'Timely and stateful' processing possible

2019-07-29 12:10发布

问题:

I'm trying to evaluate using Apache Beam (Java SDK) (specifically for Google Cloud's Dataflow runner) for a somewhat complex state-machine workflow.

Specifically I want to take advantage of stateful processing and timers as explained in this blogpost:

https://beam.apache.org/blog/2017/08/28/timely-processing.html

Looking at the capabilities matrix page for Dataflow it says:

  • Timers: "Dataflow supports timers in non-merging windows". Ok that's fine.
  • Stateful processing:
    • "State is supported for non-merging windows". Ok fine.
    • SetState and MapState are not yet supported." Hmm...That sounds like an issue. I'm unclear what IS supported though, and if SetState and MapState are needed for the approach in the blogpost.

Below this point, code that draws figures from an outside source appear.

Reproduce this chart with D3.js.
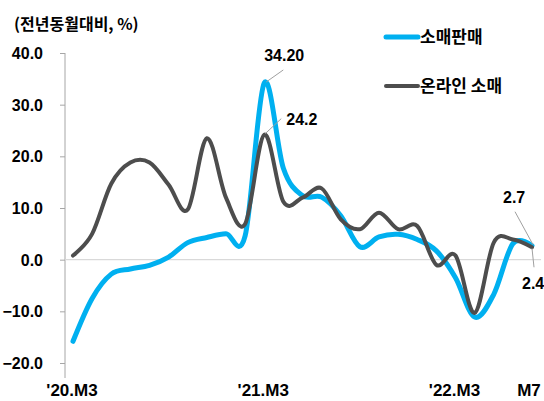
<!DOCTYPE html>
<html>
<head>
<meta charset="utf-8">
<script src="https://cdn.jsdelivr.net/npm/d3@7"></script>
<style>
  html, body { margin: 0; padding: 0; background: #fff; }
  svg { display: block; }
  text { font-family: "Noto Sans CJK KR", "Liberation Sans", sans-serif; font-weight: bold; fill: #000; }
  .num { font-family: "Liberation Sans", Arial, sans-serif; }
</style>
</head>
<body>
<script>
// Months shown (Jan/Feb omitted)
const months = [
  "20.3","20.4","20.5","20.6","20.7","20.8","20.9","20.10","20.11","20.12",
  "21.3","21.4","21.5","21.6","21.7","21.8","21.9","21.10","21.11","21.12",
  "22.3","22.4","22.5","22.6","22.7"
];
// 소매판매 (YoY %)
const retail = [
  -15.8, -7.5, -2.8, -1.8, -1.1, 0.5, 3.3, 4.3, 5.0, 4.6,
  34.2, 17.7, 12.4, 12.1, 8.5, 2.5, 4.4, 4.9, 3.9, 1.7,
  -3.5, -11.1, -6.7, 3.1, 2.7
];
// 온라인 소매 (YoY %)
const online = [
  0.8, 5.0, 14.7, 18.8, 18.8, 14.5, 9.7, 23.5, 12.0, 6.9,
  24.2, 11.2, 12.0, 13.8, 7.8, 5.9, 9.1, 5.9, 6.5, -1.0,
  0.8, -10.3, 3.3, 3.9, 2.4
];
// Category axis labels
const xTickLabels = [
  { month: "20.3", label: "'20.M3" },
  { month: "21.3", label: "'21.M3" },
  { month: "22.3", label: "'22.M3" },
  { month: "22.7", label: "M7" }
];
const yTicks = [-20, -10, 0, 10, 20, 30, 40];

const W = 544, H = 401;
const svg = d3.select("body").append("svg").attr("width", W).attr("height", H);

const x = d3.scalePoint().domain(months).range([73, 532]);
const y = d3.scaleLinear().domain([-20, 40]).range([363, 53]);

const BLUE = "#00B0F0", GRAY = "#4D4D4D";

// Title
svg.append("text").attr("x", 14).attr("y", 30).style("font-size", "16px").text("(전년동월대비, %)");

// Y axis
const yAxis = d3.axisLeft(y).tickValues(yTicks).tickSize(5).tickPadding(17)
  .tickFormat(d3.format(".1f"));
const gy = svg.append("g").attr("transform", "translate(65,0)").call(yAxis);
gy.select(".domain").remove();
gy.selectAll(".tick line").attr("stroke", "#a6a6a6");
gy.selectAll(".tick text").attr("class", "num").style("font-size", "16px")
  .style("font-weight", "bold").attr("fill", "#000").attr("dy", "0.35em");
svg.append("line").attr("x1", 65).attr("x2", 65).attr("y1", y(40)).attr("y2", 378)
  .attr("stroke", "#a6a6a6").attr("stroke-width", 1);

// Zero line
svg.append("line").attr("x1", 65).attr("x2", 541).attr("y1", y(0)).attr("y2", y(0))
  .attr("stroke", "#d9d9d9").attr("stroke-width", 1.2);

// X labels
svg.selectAll(".xl").data(xTickLabels).enter().append("text")
  .attr("class", "num")
  .attr("x", d => x(d.month) - (d.label === "M7" ? 3 : 1))
  .attr("y", 396).attr("text-anchor", "middle").style("font-size", "17px")
  .text(d => d.label);

// Lines
const line = d3.line().x((d, i) => x(months[i])).y(d => y(d)).curve(d3.curveCardinal.tension(0));
svg.append("path").datum(retail).attr("d", line).attr("fill", "none")
  .attr("stroke", BLUE).attr("stroke-width", 5).attr("stroke-linejoin", "round").attr("stroke-linecap", "round");
svg.append("path").datum(online).attr("d", line).attr("fill", "none")
  .attr("stroke", GRAY).attr("stroke-width", 4).attr("stroke-linejoin", "round").attr("stroke-linecap", "round");

// Value callouts
const fmt1 = d3.format(".1f"), fmt2 = d3.format(".2f");
const iPeak = months.indexOf("21.3"), iLast = months.length - 1;
function callout(px, py, lx1, ly1, lx2, ly2, tx, ty, str, anchor) {
  svg.append("line").attr("x1", px + lx1).attr("y1", py + ly1).attr("x2", px + lx2).attr("y2", py + ly2)
    .attr("stroke", "#a0a0a0").attr("stroke-width", 1);
  svg.append("text").attr("class", "num").attr("x", px + tx).attr("y", py + ty)
    .attr("text-anchor", anchor).style("font-size", "16px").text(str);
}
{
  const px = x(months[iPeak]);
  callout(px, y(retail[iPeak]), 2, -1, 19, -13, 20, -22, fmt2(retail[iPeak]), "middle");
  callout(px, y(online[iPeak]), 1, -1, 17, -16, 22, -10, fmt1(online[iPeak]), "start");
  const ex = x(months[iLast]);
  callout(ex, y(retail[iLast]), -17, -34, 1, -1, -29, -43, fmt1(retail[iLast]), "start");
  callout(ex, y(online[iLast]), 2, 20, 0, 1, -10, 42, fmt1(online[iLast]), "start");
}

// Legend
const legend = [
  { name: "소매판매", color: BLUE, y: 37, w: 5 },
  { name: "온라인 소매", color: GRAY, y: 86, w: 4 }
];
const lg = svg.selectAll(".lg").data(legend).enter().append("g");
lg.append("line").attr("x1", 386).attr("x2", 418).attr("y1", d => d.y).attr("y2", d => d.y)
  .attr("stroke", d => d.color).attr("stroke-width", d => d.w).attr("stroke-linecap", "round");
lg.append("text").attr("x", 420).attr("y", d => d.y).attr("dy", "0.35em")
  .style("font-size", "17px").text(d => d.name);
</script>
</body>
</html>
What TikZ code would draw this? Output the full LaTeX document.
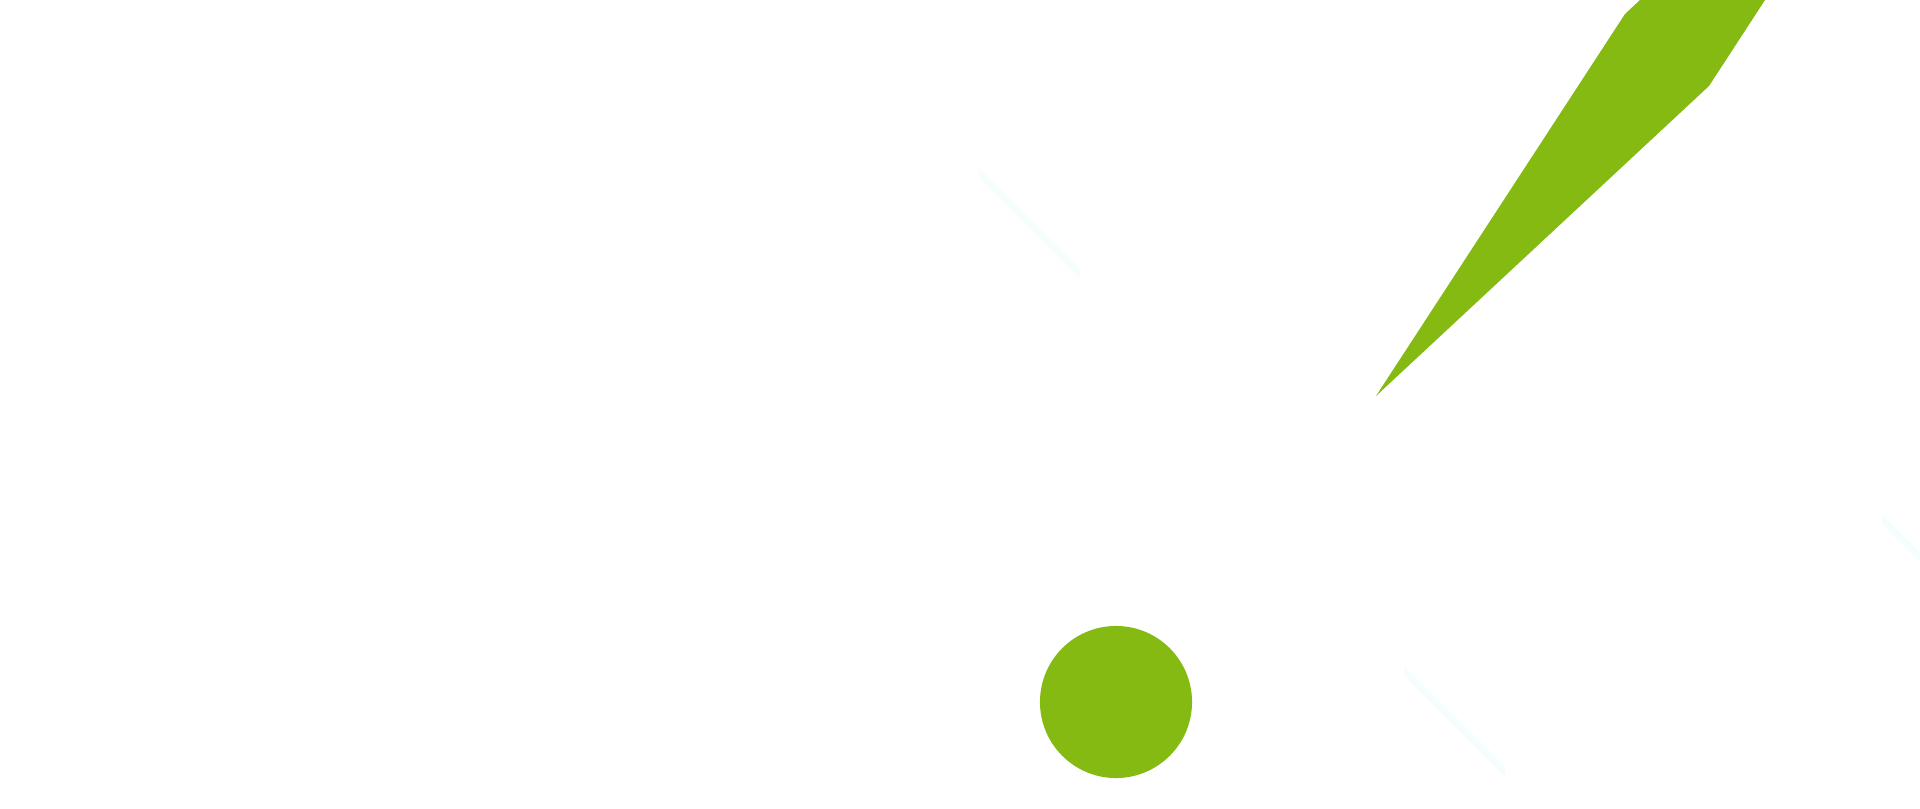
\documentclass[tikz,border=0pt]{standalone}
\definecolor{leafgreen}{RGB}{133,186,18}
\definecolor{palemint}{RGB}{246,253,253}
\tikzset{
  greenfill/.style={fill=leafgreen,draw=none},
  stripefill/.style={fill=palemint,draw=none}
}
\begin{document}
\begin{tikzpicture}[x=0.01cm,y=-0.01cm]
% Fix the page
\useasboundingbox (0,0) rectangle (1920,809);
\clip (0,0) rectangle (1920,809);

% the pale stripes
\foreach \x/\y in {0/0,425/498,903/346} {
\fill [stripefill,shift={(\x,\y)}] (979,168) -- (979,178) -- (1081,280) -- (1079,267) -- cycle;
}

% the blade
\fill [greenfill] (1376,396) -- (1625,14) -- (1640,0) -- (1765,0) -- (1709,86) -- cycle;

% the dot
\fill [greenfill] (1116,702) circle (0.76cm);
\end{tikzpicture}
\end{document}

So my question is: can I achieve the 'timely and stateful processing' approach explained in the blogpost on Dataflow? Are the required SDK features currently supported on Dataflow or perhaps coming soon?

Thanks in advance for any help

(The blogpost says to check the capability matrix which I've done... but as I'm just starting to evaluate Beam/Dataflow I'm unable to figure out if it's possible to do 'timely and stateful processing' using Dataflow as the runner.)